Instructions for the task: Copy every line from the data below in which the string "inline" can be found.

Entries supplied:
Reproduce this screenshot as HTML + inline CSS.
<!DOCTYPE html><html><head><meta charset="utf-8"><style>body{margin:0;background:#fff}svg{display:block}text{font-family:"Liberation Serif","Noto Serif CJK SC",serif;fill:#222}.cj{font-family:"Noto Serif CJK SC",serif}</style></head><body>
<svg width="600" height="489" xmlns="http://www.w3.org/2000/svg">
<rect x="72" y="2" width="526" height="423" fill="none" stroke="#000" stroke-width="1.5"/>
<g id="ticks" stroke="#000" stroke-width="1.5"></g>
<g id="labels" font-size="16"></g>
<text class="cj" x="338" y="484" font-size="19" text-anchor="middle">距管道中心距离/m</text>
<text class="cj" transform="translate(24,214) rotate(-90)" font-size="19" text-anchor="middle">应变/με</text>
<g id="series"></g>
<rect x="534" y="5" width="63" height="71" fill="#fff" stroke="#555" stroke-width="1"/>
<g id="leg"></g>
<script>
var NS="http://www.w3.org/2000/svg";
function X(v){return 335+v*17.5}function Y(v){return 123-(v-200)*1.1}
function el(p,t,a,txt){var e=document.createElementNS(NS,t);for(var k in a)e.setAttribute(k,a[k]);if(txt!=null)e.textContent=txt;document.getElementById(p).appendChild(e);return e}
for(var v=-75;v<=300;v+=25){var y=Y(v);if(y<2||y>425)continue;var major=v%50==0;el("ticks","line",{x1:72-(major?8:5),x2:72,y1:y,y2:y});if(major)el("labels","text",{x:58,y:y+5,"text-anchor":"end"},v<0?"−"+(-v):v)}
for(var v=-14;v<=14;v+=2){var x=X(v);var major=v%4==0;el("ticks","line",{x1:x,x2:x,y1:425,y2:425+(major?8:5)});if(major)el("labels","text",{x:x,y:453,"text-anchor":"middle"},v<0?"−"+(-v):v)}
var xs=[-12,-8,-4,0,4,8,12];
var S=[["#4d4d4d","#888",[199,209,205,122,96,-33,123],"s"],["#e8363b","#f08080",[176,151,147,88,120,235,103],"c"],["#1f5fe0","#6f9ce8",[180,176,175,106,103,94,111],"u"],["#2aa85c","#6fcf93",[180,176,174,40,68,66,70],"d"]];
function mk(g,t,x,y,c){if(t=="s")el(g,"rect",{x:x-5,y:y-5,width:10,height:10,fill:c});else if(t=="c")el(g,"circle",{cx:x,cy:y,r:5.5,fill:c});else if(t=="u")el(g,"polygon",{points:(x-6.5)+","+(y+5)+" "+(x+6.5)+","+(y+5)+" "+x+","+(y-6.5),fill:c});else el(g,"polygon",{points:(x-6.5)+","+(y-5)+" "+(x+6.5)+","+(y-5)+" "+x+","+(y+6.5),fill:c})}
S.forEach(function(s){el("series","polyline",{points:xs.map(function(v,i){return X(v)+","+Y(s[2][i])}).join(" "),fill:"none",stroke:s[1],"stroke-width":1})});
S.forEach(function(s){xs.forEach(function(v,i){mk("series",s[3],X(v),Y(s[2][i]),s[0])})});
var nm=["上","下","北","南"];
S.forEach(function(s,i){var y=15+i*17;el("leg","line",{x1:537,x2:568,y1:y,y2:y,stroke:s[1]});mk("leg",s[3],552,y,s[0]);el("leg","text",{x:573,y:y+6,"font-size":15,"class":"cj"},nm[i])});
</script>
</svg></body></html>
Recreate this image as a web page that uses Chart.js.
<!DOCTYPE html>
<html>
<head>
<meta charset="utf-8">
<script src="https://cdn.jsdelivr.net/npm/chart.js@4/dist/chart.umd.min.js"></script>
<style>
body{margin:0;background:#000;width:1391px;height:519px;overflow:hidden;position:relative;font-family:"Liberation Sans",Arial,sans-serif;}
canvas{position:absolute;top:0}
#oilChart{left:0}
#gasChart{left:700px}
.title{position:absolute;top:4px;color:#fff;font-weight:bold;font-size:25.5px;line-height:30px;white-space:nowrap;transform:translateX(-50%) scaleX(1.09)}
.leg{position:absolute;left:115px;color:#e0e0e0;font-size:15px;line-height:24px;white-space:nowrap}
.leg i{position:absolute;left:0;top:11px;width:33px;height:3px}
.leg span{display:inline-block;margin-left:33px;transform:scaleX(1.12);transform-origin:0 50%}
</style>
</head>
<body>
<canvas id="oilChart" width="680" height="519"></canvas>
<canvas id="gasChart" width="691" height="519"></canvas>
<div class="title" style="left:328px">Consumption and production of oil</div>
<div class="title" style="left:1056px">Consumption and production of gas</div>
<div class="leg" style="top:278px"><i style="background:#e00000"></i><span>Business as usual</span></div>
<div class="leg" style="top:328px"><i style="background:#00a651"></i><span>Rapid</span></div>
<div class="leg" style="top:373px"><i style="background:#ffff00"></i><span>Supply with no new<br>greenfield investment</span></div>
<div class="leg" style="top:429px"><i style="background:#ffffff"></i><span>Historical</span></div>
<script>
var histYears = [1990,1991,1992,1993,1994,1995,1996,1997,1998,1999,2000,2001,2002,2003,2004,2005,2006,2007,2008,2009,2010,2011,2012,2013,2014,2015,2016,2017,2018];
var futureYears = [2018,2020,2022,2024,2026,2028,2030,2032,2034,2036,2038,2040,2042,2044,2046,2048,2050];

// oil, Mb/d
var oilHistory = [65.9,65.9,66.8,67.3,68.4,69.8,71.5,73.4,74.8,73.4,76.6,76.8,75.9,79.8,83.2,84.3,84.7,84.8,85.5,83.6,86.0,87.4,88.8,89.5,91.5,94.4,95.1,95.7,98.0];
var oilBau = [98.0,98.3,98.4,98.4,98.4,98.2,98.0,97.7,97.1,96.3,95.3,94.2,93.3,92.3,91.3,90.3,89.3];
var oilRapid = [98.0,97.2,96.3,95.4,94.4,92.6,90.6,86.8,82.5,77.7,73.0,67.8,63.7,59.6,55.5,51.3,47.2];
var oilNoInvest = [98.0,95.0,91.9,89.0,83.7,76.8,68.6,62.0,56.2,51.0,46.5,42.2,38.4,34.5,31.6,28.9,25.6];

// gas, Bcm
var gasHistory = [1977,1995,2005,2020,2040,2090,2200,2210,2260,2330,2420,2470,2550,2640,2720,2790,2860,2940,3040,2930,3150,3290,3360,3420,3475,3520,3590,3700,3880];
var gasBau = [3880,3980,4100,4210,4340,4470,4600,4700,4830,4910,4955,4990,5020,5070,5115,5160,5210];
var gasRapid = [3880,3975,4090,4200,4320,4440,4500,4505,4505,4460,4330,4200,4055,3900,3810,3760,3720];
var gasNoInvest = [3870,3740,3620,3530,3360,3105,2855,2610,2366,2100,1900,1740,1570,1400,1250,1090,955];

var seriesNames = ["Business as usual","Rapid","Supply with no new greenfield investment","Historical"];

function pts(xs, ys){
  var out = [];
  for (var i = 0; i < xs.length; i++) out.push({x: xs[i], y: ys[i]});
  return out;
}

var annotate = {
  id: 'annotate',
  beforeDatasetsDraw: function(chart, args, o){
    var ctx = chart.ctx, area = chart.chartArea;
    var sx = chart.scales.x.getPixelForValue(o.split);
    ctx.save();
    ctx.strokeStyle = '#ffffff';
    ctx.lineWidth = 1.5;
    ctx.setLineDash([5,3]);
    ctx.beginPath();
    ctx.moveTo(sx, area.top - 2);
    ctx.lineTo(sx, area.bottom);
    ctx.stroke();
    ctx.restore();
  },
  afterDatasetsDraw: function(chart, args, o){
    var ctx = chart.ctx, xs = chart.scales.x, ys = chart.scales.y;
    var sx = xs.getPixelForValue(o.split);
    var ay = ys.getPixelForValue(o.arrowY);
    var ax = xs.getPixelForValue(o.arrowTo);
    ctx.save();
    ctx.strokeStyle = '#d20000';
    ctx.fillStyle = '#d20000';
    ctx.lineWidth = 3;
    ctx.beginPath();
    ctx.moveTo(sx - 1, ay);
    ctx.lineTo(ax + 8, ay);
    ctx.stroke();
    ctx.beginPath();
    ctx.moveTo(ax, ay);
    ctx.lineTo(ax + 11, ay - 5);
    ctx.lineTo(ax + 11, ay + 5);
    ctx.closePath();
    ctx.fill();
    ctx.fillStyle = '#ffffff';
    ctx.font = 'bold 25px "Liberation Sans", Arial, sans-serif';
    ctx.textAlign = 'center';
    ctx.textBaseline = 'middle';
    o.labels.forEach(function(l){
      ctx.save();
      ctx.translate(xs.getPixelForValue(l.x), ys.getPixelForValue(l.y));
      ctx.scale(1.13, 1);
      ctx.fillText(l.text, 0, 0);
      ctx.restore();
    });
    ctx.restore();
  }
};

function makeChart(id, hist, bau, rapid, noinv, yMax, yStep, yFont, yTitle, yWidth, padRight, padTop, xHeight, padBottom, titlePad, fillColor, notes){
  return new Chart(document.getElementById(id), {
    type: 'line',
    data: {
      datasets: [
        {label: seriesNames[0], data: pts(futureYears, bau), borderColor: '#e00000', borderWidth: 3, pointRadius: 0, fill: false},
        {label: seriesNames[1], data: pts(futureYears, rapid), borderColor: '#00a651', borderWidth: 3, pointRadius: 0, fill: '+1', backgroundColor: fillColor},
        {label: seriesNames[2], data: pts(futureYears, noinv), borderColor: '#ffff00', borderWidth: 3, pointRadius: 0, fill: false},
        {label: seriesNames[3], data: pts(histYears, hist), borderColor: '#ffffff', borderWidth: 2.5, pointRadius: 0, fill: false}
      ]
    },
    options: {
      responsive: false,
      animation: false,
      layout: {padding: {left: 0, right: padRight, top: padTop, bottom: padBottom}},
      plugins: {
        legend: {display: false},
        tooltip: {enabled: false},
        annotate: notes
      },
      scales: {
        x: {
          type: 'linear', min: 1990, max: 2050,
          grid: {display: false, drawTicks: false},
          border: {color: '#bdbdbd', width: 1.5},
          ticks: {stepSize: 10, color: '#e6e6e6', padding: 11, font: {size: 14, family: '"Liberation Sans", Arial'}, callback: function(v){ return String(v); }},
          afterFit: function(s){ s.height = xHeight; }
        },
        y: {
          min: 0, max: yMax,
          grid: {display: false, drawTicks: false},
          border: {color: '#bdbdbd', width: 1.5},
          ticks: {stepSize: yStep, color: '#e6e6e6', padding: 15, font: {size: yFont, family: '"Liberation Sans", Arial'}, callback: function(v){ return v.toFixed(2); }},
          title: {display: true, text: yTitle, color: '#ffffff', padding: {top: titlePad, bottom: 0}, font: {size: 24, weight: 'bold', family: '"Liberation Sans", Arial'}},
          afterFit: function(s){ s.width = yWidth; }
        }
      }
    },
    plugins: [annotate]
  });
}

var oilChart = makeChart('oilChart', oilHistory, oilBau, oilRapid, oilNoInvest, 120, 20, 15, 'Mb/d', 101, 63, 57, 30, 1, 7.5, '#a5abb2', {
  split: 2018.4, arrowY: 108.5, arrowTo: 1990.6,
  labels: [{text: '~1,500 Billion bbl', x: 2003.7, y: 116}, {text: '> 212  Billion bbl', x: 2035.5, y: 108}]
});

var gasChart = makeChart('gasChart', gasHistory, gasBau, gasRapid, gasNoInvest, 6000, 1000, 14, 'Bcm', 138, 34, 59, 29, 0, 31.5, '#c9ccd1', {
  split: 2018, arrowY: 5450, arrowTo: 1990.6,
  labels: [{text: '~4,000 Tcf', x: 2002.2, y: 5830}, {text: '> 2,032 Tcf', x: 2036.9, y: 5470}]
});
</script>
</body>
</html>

Written response:
Reproduce this screenshot as HTML + inline CSS.
.leg span{display:inline-block;margin-left:33px;transform:scaleX(1.12);transform-origin:0 50%}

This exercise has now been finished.